Tensões da vida nos bastidores do teatro

"Uma Vida no Teatro", de David Mamet, no Teatro Aberto

Tensões da vida nos bastidores do teatro

Nos bastidores de uma sala de teatro, um ator veterano e uma estrela em ascensão estabelecem uma relação que oscila entre a competição e a camaradagem. Comédia agridoce sobre a passagem do tempo, Uma Vida no Teatro marca a estreia da atriz Cleia Almeida na encenação. Alfredo Brito e Vítor Silva Costa são os protagonistas num espetáculo com estreia marcada para 27 de março, Dia Mundial do Teatro.

Com os olhares focados no camarim, vêem-se os atores sentados e dispostos frente a frente, como se se refletissem um no outro, ao espelho. O mais velho é Robert (Alfredo Brito), um ator veterano, e o mais jovem chama-se John (Vitor Silva Costa), um talento promissor.

Ao logo da peça de David Mamet, acompanha-se uma “relação de competição e camaradagem” ao estilo professor-aluno, que sucede, literalmente, “dentro e fora de cena”. As tensões da vida e da profissão pautam as cenas curtas que compõem a peça, revelando duas personagens que parecem o negativo uma da outra, embora separadas pelo tempo. De um lado, há o jovem inebriado pelo crescente sucesso, embora absolutamente desperto para aprender; do outro, um mais velho, permanentemente obcecado pelo perfecionismo, mas cada vez mais ansioso e consciente da sua própria finitude.

Em Uma Vida no Teatro, peça datada de 1977, Mamet escreve uma carta de amor, muitas vezes sarcástica, ao teatro e à vida, onde se mostra, parafraseando um dos personagens, todo “o doce veneno do ator”. Mas, aquilo que verdadeiramente interessou a Cleia Almeida, atriz bem conhecida do teatro e do cinema português que aqui se estreia como encenadora, foi “o conflito de gerações” e, sobretudo, “a agonia do ator” que se debate com a velhice.

A atração pela peça, e pelas suas duas fascinantes personagens (que atores tão notabilizados – como Joe Mantegna, F. Murray Abraham ou Patrick Stewart, e, num telefilme de 1993 adaptado pelo próprio Mamet, Matthew Broderick e Jack Lemmon – vestiram a pele), surgiu a Cleia há mais de 20 anos.

“Vi a peça em Londres, numa altura em que os voos ainda eram baratos e nós podíamos lá ir ver teatro. Estava a ser um enorme sucesso, sempre com sala cheia. Na altura, talvez pelo ênfase nos aspetos mais cómicos, achei-a muito comercial, mas senti que havia ali uma densidade que me fez pensar na vida, na vida do ator”, conta a encenadora. “Com o passar dos anos, ao longo da minha carreira, cruzei-me com atores que se sentem envelhecer, que começam a não conseguir decorar texto e sabem que chegará o dia em que terão de deixar de representar. Isso não é cómico, nada tem de divertido.”

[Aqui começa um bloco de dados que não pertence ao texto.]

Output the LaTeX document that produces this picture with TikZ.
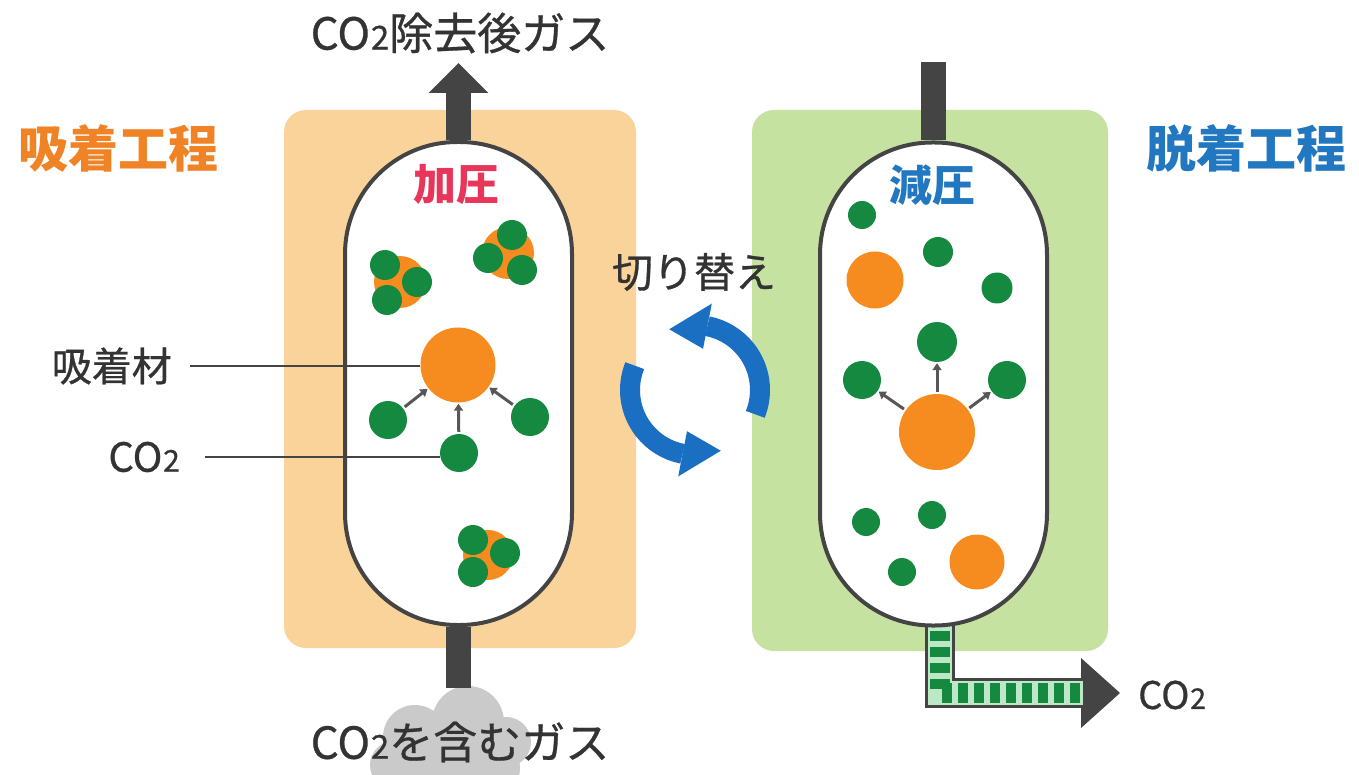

Como se resumisse a peça, a dado momento Robert diz ao jovem John que “no teatro como na vida, não se pode parar o tempo”. Ou, como lembra Cleia, “quando temos que desistir da profissão não é por cansaço ou por querer parar. Acontece porque o corpo já não aguenta, os ouvidos já não ouvem, a cabeça já não memoriza, e eu vou ter de me ir embora.”

Voltando à primeira imagem do espetáculo e à ideia do negativo, muito provavelmente, antes da cortina se fechar, John virá a ser o velho Robert, tal como um dia Robert terá sido o jovem John.

A partir da tradução de Maria João Vaz, Uma Vida no Teatro tem cenário de David Serrão, figurinos de Marisa Fernandes, música e som de Noiserv, desenho de luz de Diana dos Santos e vídeo de Eduardo Breda. Em cena, na Sala Vermelha do Teatro Aberto.